How to Get Poinsettias to Color Back Up
February 6th, 2018
Poinsettias are impressive for holding their color well into winter and sometimes the whole way into spring.
They even make excellent foliage plants in a pot or garden outside in summer after the showy bracts drop to leave behind slimmer, tropical-looking, little green bushes.
The real trick is getting poinsettias to color back up again for a repeat winter show.
Poinsettias are fairly finicky about producing a new round of colorful bracts, needing a steady diet of about 14 hours of interrupted darkness every night for 8 to 10 weeks.
Mess up and you’ll still have a green bush next December – or one with a smattering of color that’s a far cry from what you bought a year ago.
Many people have tried the poinsettia-recycling routine, going so far as to pack their plant away in a closet every night to avoid stray light. They usually end up saying, “That’s the last time I’m going to go to that trouble. It’s easier just to buy a new one.”
Ah, but to an avid green-thumber, this is a challenge. If any old non-gardener can do something easily, that’s no fun. It’s the hard-to-do stuff that’s worth a go.
Want to try re-coloring a poinsettia rather than sending it to the compost pile? Here’s a how-to from the king of poinsettia producers, California’s Ecke Ranch.
1.) Continue to care for your poinsettia as you have been until late March or early April, i.e. near a bright window in damp but never soggy soil. At that point, cut the plant back to about 6 or 8 inches. It’ll look chopped and spindly at first, but by May, new growth should push out.
Fertilize during this time every two or three weeks with a balanced fertilizer or one with a breakdown of about 20-10-20. Keep the soil damp.
2.) When nighttime temperatures outside start rising above 55 degrees (usually mid to late May), gradually get the poinsettia used to being outside. Start with a few hours in the shade and then gradually increase the time and sunlight over 7 to 10 days.

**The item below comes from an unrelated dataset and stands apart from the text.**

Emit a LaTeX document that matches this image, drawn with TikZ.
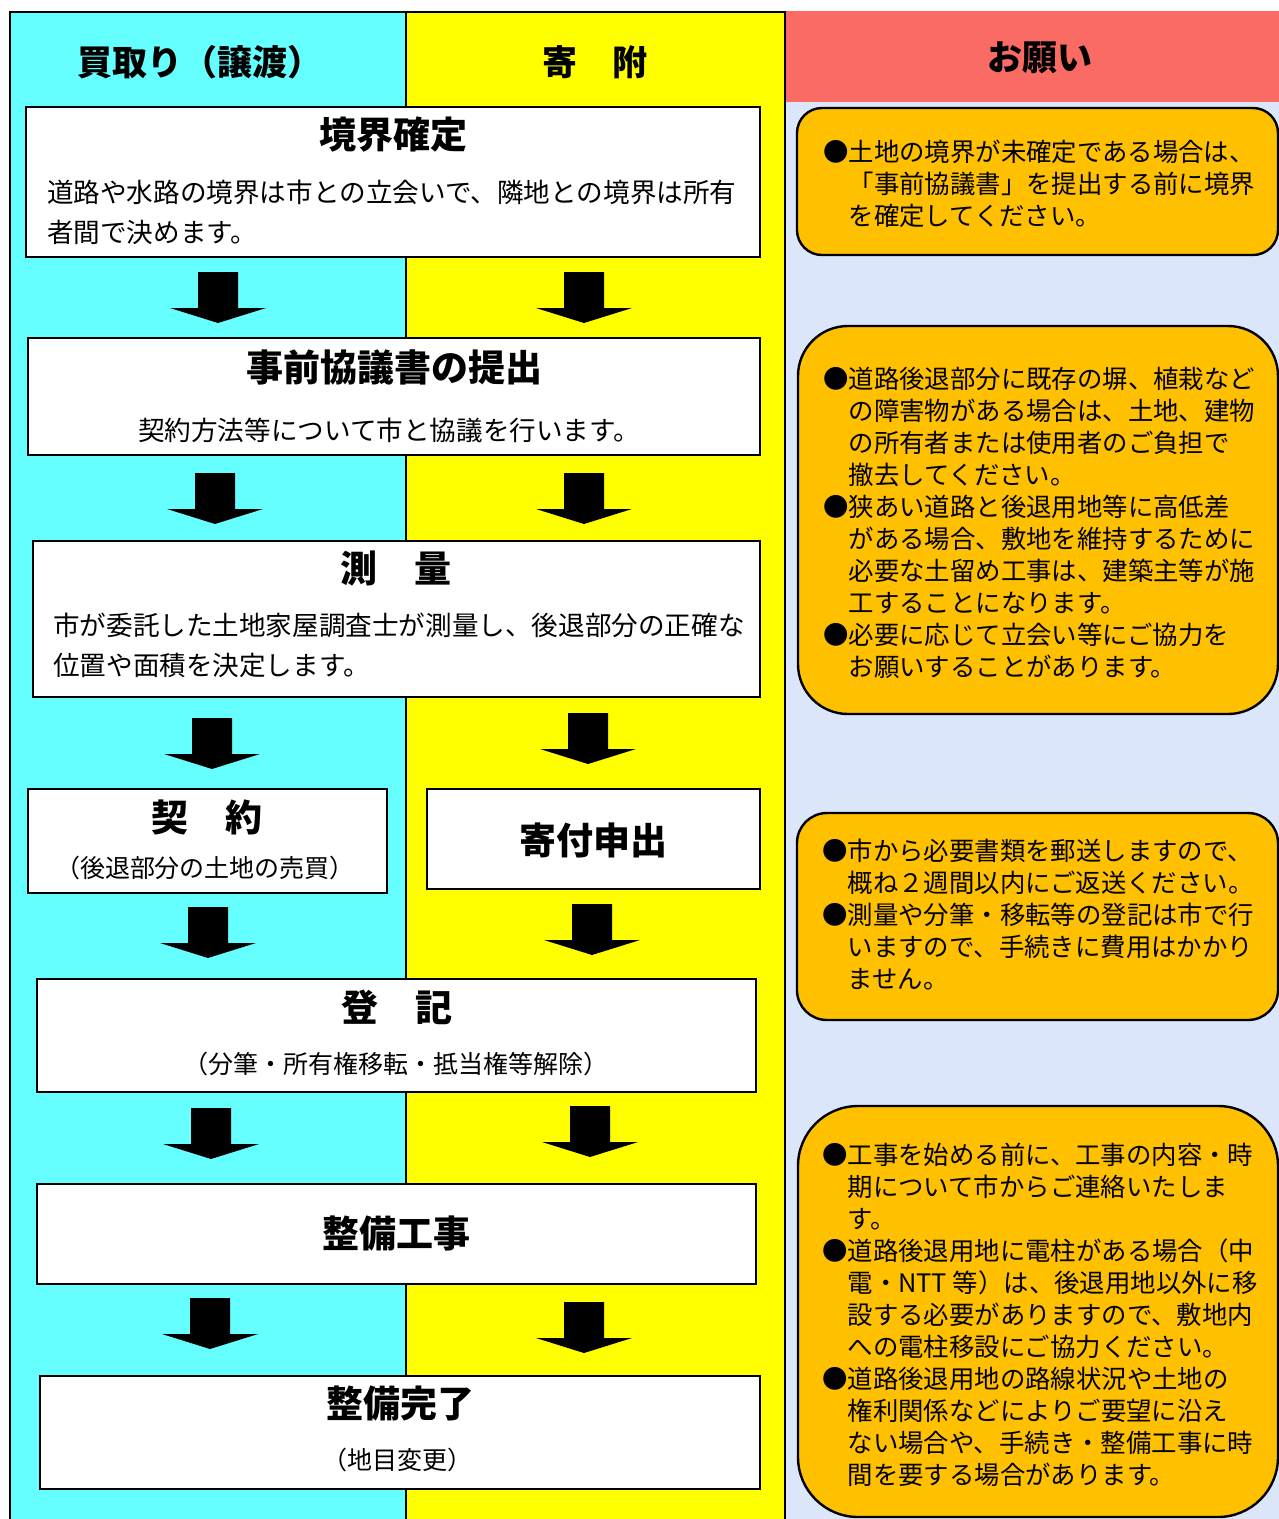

At this point, you have two choices. Either repot the poinsettia in a slightly larger pot (consider making it part of a potted deck plant with annuals) or transplant it into a garden bed. A south-facing, protected area is ideal, but any area that gets at least 6 hours of good sunlight a day is fine (including a morning-sun/afternoon-shade location).

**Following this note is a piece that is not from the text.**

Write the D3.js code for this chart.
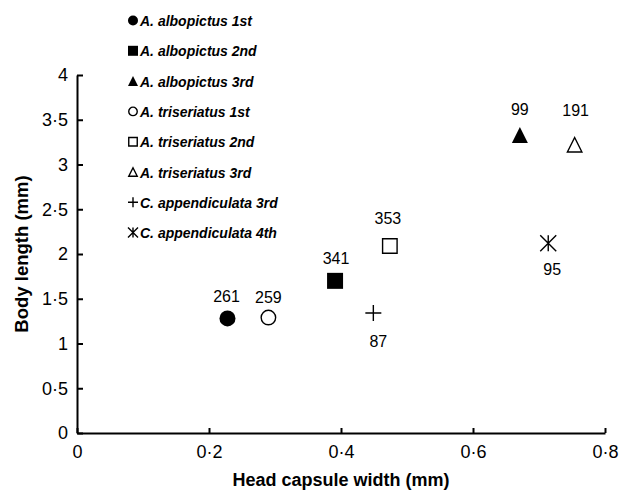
<!DOCTYPE html>
<html>
<head>
<meta charset="utf-8">
<script src="https://cdnjs.cloudflare.com/ajax/libs/d3/7.8.5/d3.min.js"></script>
<style>
  body { margin: 0; background: #fff; }
  svg { display: block; font-family: "Liberation Sans", Arial, sans-serif; }
</style>
</head>
<body>
<div id="chart"></div>
<script>
// series: one point per larval stage
var stages = [
    "A. albopictus 1st", "A. albopictus 2nd", "A. albopictus 3rd",
    "A. triseriatus 1st", "A. triseriatus 2nd", "A. triseriatus 3rd",
    "C. appendiculata 3rd", "C. appendiculata 4th"
];
var headWidth = [0.228, 0.391, 0.671, 0.290, 0.474, 0.754, 0.449, 0.714];
var bodyLength = [1.28, 1.70, 3.33, 1.29, 2.09, 3.22, 1.34, 2.12];
var sampleSize = [261, 341, 99, 259, 353, 191, 87, 95];

// marker style for each stage
var markers = ["circle", "square", "triangle", "circle", "square", "triangle", "plus", "asterisk"];
var filled = [true, true, true, false, false, false, false, false];

// where the n label sits relative to its point (px)
var labelOffsets = [[-1, -16], [1, -17], [0, -20], [0, -15], [-2, -22], [1, -29], [5, 34], [4, 32]];

// axis ticks
var xTicks = [0, 0.2, 0.4, 0.6, 0.8];
var yTicks = [0, 0.5, 1, 1.5, 2, 2.5, 3, 3.5, 4];

var width = 628;
var height = 490;

var svg = d3
    .select("#chart")
    .append("svg")
    .attr("width", width)
    .attr("height", height);

var xScale = d3.scaleLinear().domain([0, 0.8]).range([77, 605]);
var yScale = d3.scaleLinear().domain([0, 4]).range([433, 75]);

// decimal point is a middle dot in this journal style
function fmt(d) {
    return String(d).replace(".", "\u00b7");
}

// draw a marker path centred on 0,0
function markerPath(type, s) {
    var h = s / 2;
    if (type === "circle") {
        return "M" + (-h) + ",0A" + h + "," + h + " 0 1,0 " + h + ",0A" + h + "," + h + " 0 1,0 " + (-h) + ",0Z";
    }
    if (type === "square") {
        return "M" + (-h) + "," + (-h) + "H" + h + "V" + h + "H" + (-h) + "Z";
    }
    if (type === "triangle") {
        return "M0," + (-h) + "L" + h + "," + h + "H" + (-h) + "Z";
    }
    if (type === "plus") {
        return "M" + (-h) + ",0H" + h + "M0," + (-h) + "V" + h;
    }
    // asterisk: an x with a vertical stroke
    return "M" + (-h) + "," + (-h) + "L" + h + "," + h +
        "M" + h + "," + (-h) + "L" + (-h) + "," + h +
        "M0," + (-h) + "V" + h;
}

function addMarker(g, i, s) {
    var line = markers[i] === "plus" || markers[i] === "asterisk";
    var open = !filled[i] && !line;
    g.append("path")
        .attr("d", markerPath(markers[i], open ? s - 1.5 : s))
        .attr("fill", line ? "none" : (filled[i] ? "#000" : "#fff"))
        .attr("stroke", "#000")
        .attr("stroke-width", filled[i] ? 0 : 1.4);
}

// axes, ticks point inward
var xAxis = d3.axisBottom(xScale)
    .tickValues(xTicks)
    .tickSizeInner(-5)
    .tickSizeOuter(0)
    .tickPadding(12)
    .tickFormat(fmt);

var yAxis = d3.axisLeft(yScale)
    .tickValues(yTicks)
    .tickSizeInner(-6)
    .tickSizeOuter(0)
    .tickPadding(9)
    .tickFormat(fmt);

var gx = svg.append("g")
    .attr("transform", "translate(0," + yScale(0) + ")")
    .call(xAxis);

var gy = svg.append("g")
    .attr("transform", "translate(" + xScale(0) + ",0)")
    .call(yAxis);

[gx, gy].forEach(function(g) {
    g.select(".domain").attr("stroke", "#000").attr("stroke-width", 2);
    g.selectAll(".tick line").attr("stroke", "#000").attr("stroke-width", 2);
    g.selectAll(".tick text")
        .attr("fill", "#000")
        .attr("font-size", 18)
        .attr("font-family", "Liberation Sans, Arial, sans-serif");
});

// axis titles
svg.append("text")
    .attr("x", (xScale(0) + xScale(0.8)) / 2)
    .attr("y", 486)
    .attr("text-anchor", "middle")
    .attr("font-size", 18)
    .attr("font-weight", "bold")
    .text("Head capsule width (mm)");

svg.append("text")
    .attr("transform", "translate(28," + (yScale(0) + yScale(4)) / 2 + ")rotate(-90)")
    .attr("text-anchor", "middle")
    .attr("font-size", 18.5)
    .attr("font-weight", "bold")
    .text("Body length (mm)");

// the points
stages.forEach(function(name, i) {
    var px = xScale(headWidth[i]);
    var py = yScale(bodyLength[i]);
    var g = svg.append("g").attr("transform", "translate(" + px + "," + py + ")");
    addMarker(g, i, 16);

    svg.append("text")
        .attr("x", px + labelOffsets[i][0])
        .attr("y", py + labelOffsets[i][1])
        .attr("text-anchor", "middle")
        .attr("font-size", 16)
        .text(sampleSize[i]);
});

// legend in the upper left
var legend = svg.append("g").attr("transform", "translate(133,20.5)");

stages.forEach(function(name, i) {
    var row = legend.append("g").attr("transform", "translate(0," + (i * 30.3) + ")");
    addMarker(row, i, 10);
    row.append("text")
        .attr("x", 7)
        .attr("y", 5.5)
        .attr("font-size", 14)
        .attr("font-style", "italic")
        .attr("font-weight", "bold")
        .text(name);
});
</script>
</body>
</html>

The plant won’t be in color during the summer, but the foliage and form make a nice focal point surrounded by summer flowers.
3.) During summer, pinch back any stems that are getting too long or lanky. Poinsettias want to turn into rather gangly tall bushes in their native habitat. Pinching or snipping them back to lower joints several times over summer makes them grower “bushier.”
Wear gloves so you don’t get the milky sap on your hands; some people get skin rashes from it.
Continue fertilizing monthly with a balanced or 20-10-20 fertilizer or every two weeks with the same product at half-strength.
Stop pinching by Sept. 1, and get the plant back inside at the first hint of below-55 temps… soon after Labor Day to be safe.
4.) By the third or fourth week of September, begin the all-important “response time,” which is grower talk for giving poinsettias the exact light-and-dark periods they need to trigger bract formation and coloration.
Poinsettias need complete darkness for 14 hours each night for 8 to 10 weeks in a row. Avoid both stray, consistent, low light and brief periods of sudden light. This is where at-home growers often resort to putting their poinsettias in a closet or covering them with a cardboard box every night.
Cut back fertilizer to half-strength, and stop fertilizing altogether by early to mid November.
After 8 to 10 weeks, the bracts should be coloring again and ready to go back on holiday display.
If you fail, at least you’ll have still have a compact green bush… and lots of new respect for greenhouse growers.